• _Problem statement_:
Which lines of the records contain "this"? Collect every one of them.

Entries with chart source code
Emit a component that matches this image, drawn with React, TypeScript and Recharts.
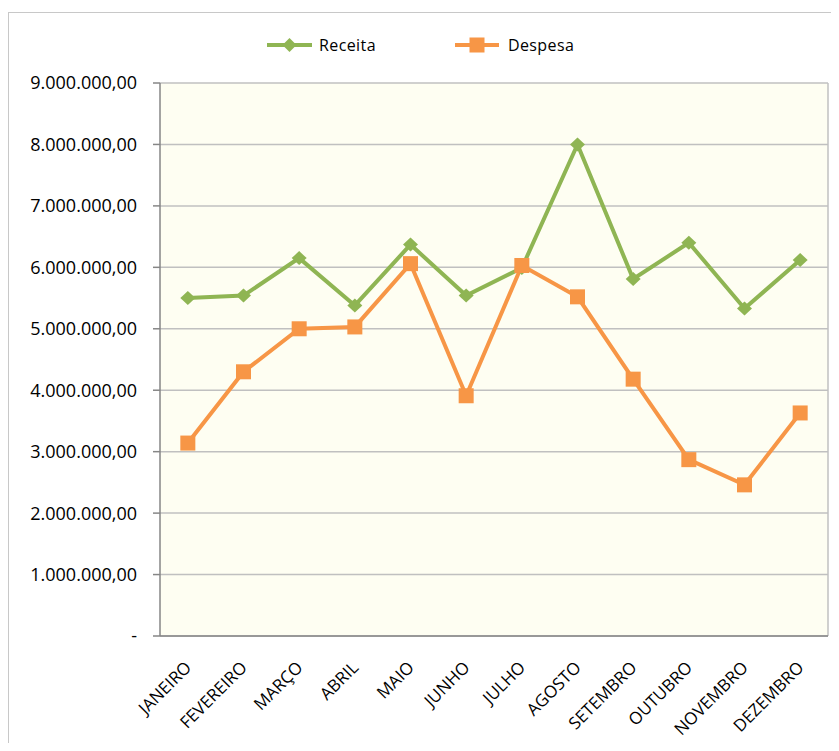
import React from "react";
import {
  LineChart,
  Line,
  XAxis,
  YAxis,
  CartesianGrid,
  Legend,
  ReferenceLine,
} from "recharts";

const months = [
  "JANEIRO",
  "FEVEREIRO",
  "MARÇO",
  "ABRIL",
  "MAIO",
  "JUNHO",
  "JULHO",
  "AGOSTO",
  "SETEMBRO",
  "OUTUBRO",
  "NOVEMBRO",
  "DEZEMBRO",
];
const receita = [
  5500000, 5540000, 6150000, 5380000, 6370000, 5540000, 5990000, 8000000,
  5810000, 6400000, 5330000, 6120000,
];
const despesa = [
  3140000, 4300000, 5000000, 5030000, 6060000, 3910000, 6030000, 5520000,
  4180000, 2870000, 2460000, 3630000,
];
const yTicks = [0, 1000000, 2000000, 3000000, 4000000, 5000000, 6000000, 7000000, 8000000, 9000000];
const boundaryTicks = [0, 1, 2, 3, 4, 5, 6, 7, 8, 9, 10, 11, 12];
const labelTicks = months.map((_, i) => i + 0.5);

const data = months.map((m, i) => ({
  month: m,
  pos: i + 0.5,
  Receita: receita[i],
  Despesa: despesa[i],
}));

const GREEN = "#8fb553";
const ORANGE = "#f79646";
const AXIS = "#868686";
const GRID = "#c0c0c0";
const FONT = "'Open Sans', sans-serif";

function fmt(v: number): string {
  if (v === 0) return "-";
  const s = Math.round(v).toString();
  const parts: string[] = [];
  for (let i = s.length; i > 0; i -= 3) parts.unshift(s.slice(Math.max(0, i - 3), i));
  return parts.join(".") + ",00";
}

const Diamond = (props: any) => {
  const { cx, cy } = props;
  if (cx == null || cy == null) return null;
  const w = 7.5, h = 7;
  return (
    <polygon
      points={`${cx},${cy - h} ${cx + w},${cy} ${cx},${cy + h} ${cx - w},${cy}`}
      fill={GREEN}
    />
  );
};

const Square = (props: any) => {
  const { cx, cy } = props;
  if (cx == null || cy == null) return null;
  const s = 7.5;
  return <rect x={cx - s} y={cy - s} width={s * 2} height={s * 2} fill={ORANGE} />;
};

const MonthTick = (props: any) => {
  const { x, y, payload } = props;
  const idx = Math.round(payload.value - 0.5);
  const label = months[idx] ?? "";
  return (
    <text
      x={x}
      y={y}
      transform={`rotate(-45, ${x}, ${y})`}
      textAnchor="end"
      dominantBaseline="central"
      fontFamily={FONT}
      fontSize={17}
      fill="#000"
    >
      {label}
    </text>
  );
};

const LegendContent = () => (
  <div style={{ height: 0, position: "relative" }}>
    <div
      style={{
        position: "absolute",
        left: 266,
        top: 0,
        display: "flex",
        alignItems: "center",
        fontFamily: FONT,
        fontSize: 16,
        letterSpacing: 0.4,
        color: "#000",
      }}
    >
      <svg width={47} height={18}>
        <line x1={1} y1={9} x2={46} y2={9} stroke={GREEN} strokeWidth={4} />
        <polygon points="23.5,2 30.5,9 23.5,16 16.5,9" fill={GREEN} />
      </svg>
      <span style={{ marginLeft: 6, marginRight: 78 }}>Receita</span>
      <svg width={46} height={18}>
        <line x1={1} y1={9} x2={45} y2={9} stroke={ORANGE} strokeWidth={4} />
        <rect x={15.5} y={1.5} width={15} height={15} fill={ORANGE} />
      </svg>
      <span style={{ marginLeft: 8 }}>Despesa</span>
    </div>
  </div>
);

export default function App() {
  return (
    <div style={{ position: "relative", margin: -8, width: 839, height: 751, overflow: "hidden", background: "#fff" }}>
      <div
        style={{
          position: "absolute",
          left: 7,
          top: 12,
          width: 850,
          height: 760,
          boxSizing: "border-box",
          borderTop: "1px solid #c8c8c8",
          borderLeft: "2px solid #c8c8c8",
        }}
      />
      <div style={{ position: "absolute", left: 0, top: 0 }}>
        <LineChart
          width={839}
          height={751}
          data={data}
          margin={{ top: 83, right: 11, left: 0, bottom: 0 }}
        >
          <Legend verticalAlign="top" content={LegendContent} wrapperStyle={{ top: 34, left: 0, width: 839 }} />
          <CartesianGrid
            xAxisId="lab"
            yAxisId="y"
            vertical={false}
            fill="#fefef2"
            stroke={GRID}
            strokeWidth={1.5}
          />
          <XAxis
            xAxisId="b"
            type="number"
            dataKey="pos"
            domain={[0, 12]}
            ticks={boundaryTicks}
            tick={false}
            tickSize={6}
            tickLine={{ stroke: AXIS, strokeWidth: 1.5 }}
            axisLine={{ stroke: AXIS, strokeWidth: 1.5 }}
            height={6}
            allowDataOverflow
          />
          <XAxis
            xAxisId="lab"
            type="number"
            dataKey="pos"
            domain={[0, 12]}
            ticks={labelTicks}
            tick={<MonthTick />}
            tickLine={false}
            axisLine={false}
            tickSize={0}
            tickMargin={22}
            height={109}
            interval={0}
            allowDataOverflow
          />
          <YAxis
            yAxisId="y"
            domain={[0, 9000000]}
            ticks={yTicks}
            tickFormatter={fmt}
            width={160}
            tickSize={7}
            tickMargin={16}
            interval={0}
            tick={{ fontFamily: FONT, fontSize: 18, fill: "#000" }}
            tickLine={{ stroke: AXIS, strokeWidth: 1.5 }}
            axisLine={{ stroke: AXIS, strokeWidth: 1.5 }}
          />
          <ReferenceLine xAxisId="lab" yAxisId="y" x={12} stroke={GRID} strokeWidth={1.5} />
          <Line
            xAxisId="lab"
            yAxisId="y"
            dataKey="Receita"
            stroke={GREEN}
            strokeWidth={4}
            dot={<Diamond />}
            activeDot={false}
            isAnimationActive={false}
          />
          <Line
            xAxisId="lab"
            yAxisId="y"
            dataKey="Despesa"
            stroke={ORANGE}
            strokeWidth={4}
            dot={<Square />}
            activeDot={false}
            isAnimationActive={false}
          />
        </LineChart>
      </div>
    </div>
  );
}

* * *

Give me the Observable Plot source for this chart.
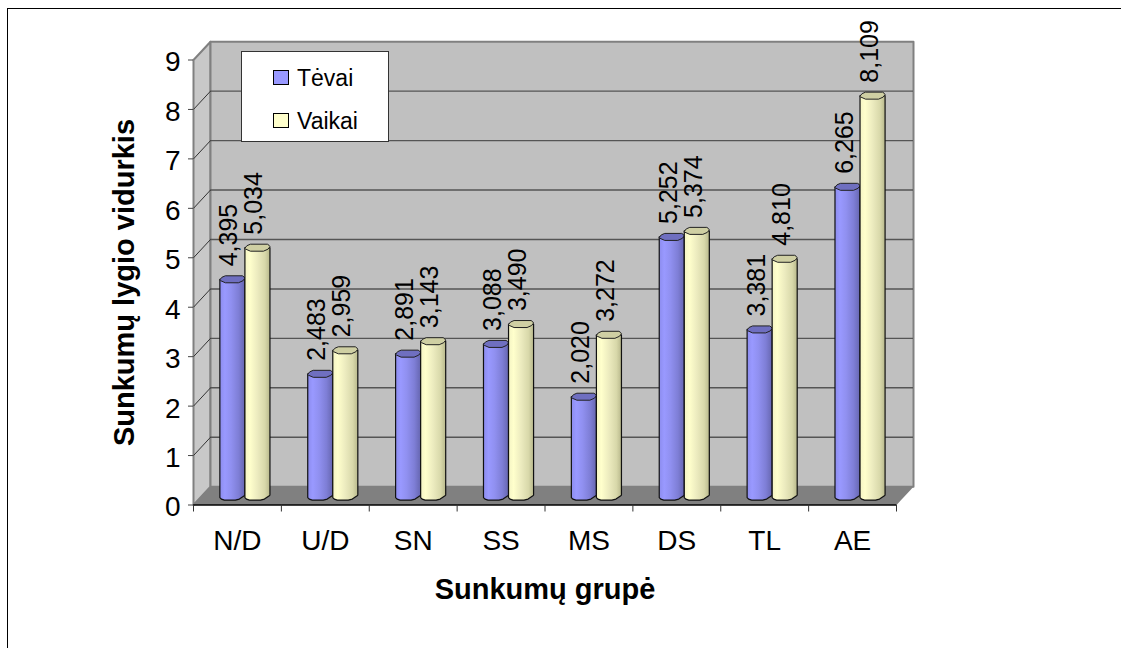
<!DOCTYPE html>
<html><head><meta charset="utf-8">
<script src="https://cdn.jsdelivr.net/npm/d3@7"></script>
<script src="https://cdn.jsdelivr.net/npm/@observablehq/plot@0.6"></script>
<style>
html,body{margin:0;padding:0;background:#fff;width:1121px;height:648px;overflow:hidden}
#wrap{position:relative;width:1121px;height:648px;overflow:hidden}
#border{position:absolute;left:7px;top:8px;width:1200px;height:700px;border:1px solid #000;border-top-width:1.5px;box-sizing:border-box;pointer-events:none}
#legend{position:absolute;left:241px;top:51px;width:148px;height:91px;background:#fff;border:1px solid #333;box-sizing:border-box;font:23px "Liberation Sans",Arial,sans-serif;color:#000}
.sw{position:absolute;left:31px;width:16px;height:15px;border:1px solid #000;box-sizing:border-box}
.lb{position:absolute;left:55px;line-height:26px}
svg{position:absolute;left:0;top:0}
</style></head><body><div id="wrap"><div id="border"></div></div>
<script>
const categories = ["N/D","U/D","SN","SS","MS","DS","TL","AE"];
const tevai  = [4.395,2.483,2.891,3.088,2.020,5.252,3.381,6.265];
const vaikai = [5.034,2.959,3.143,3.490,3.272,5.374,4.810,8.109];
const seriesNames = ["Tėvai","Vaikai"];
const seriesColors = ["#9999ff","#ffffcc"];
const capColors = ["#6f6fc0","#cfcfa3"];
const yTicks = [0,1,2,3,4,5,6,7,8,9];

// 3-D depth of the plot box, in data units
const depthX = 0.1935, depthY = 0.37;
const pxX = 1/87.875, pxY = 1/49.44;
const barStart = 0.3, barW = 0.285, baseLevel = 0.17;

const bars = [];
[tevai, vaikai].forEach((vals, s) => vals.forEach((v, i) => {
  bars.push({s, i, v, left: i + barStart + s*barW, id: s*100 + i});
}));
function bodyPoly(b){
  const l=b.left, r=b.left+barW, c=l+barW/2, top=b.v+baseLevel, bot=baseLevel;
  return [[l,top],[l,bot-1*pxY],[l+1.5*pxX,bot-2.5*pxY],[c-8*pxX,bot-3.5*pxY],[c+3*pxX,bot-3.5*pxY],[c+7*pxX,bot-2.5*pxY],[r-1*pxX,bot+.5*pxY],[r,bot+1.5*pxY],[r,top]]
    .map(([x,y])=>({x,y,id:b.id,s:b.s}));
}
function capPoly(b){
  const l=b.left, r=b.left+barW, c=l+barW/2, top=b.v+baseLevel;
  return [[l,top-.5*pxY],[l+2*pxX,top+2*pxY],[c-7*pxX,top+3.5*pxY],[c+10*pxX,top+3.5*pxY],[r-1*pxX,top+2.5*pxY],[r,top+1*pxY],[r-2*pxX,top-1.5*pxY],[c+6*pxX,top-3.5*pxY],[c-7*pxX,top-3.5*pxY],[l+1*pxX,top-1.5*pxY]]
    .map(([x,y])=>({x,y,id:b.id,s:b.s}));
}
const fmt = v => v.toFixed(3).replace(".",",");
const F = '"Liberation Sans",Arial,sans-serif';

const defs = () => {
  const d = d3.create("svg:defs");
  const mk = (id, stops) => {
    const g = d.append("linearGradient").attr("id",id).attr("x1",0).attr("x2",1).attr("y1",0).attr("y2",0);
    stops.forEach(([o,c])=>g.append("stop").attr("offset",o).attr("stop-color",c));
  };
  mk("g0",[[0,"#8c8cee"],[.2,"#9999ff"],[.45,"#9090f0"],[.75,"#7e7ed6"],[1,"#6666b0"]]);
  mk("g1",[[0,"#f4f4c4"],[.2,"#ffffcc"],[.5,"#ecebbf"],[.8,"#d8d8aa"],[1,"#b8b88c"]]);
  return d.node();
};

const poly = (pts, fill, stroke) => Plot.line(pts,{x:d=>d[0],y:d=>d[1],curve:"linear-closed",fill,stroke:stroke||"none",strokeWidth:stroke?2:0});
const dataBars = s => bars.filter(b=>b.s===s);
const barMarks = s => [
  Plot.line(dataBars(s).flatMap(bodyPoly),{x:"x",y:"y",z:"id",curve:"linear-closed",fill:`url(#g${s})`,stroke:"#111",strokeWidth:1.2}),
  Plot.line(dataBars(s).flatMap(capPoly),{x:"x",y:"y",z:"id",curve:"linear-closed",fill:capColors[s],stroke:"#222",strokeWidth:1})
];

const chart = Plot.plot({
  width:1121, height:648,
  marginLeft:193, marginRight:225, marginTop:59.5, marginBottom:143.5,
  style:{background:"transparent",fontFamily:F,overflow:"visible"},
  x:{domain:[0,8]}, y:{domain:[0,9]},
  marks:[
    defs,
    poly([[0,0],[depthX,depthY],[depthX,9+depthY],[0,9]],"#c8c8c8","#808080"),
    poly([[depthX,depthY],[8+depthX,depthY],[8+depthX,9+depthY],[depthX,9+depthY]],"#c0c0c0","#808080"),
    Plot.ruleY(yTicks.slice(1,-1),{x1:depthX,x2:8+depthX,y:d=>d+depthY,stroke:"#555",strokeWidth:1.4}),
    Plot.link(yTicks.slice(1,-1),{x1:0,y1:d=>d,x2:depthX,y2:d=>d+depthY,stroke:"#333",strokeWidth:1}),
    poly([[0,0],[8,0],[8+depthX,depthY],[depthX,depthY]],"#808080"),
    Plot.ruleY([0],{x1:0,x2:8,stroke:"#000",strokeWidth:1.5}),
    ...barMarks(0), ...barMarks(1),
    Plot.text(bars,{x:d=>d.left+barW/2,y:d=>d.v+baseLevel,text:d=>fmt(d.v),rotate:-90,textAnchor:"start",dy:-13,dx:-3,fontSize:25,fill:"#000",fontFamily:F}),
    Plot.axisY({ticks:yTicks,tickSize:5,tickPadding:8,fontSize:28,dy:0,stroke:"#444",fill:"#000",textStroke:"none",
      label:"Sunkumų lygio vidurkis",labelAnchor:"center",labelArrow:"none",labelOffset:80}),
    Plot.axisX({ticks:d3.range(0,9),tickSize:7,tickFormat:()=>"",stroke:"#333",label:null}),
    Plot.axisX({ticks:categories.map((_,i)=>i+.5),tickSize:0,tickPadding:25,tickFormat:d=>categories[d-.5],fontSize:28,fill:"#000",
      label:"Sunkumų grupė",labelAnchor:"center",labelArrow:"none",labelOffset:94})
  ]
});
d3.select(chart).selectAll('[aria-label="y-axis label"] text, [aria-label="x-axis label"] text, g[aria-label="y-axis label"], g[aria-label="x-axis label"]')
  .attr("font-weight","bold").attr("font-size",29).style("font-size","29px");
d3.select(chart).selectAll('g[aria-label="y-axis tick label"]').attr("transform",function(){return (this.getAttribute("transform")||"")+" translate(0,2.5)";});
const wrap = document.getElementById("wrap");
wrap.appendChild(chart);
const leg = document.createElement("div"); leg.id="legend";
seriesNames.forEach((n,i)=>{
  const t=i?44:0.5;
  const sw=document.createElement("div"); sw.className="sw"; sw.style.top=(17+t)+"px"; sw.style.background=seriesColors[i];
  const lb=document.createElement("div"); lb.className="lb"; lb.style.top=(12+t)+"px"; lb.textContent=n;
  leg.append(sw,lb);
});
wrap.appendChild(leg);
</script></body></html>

• _Finished answer_:
Emit a component that matches this image, drawn with React, TypeScript and Recharts.
Give me the Observable Plot source for this chart.
d3.select(chart).selectAll('g[aria-label="y-axis tick label"]').attr("transform",function(){return (this.getAttribute("transform")||"")+" translate(0,2.5)";});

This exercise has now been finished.